Hammer and nail are a perfect duo. However, when a hammer becomes the only tool you reach for, it distorts perception. In this proverb, the message is that if you always hold a hammer and see everything as a nail, you will forever be seeing this world through a single, fixed way of thinking.

It was a simple, concrete way for my teacher to educate me about not being hindered by my preconceived notions—my “hammer”—when seeing the world. It’s about teaching kids to have an open mind and think outside of the box sometimes.

Context:

My interviewee first encountered this proverb in China, shared by a teacher when she was attending a summer camp as an elementary school student.

Analysis:

This proverb is an educative proverb that teaches the audience about cognitive bias using the metaphor of a hammer and nail. It is vernacular because, while this was shared in a summer camp by a teacher, this proverb wasn’t in the textbook, and neither was it formally written down.
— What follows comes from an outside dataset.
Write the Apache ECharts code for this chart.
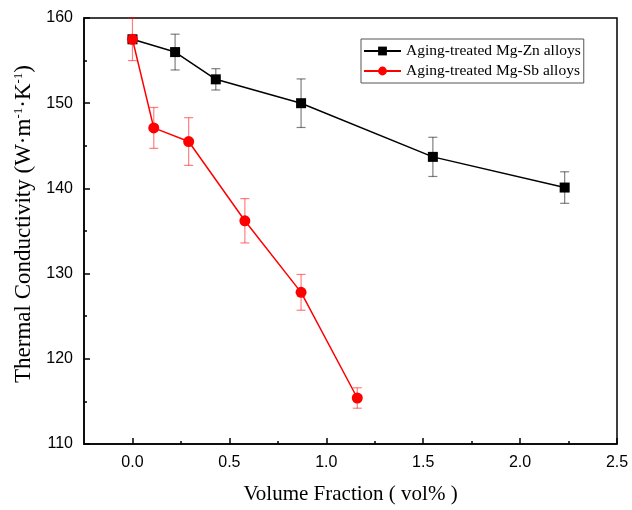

It’s essentially a metaphor about having an open mindset: it warns against the human tendency to fit problems to our existing solutions rather than seeking solutions suited to the actual problem.

Genre analysis:
Metaphorical structure: This proverb’s metaphorical structure—using a concrete, well-known physical object to metaphorically render an abstract lesson—is characteristic of a proverb.

Sentence structure / phoenetics: In addition, the sentence structure in Chinese—each clause having the exact same number of Chinese characters—makes this proverb rhyme and easier to remember and tell from a structural/phonetic perspective.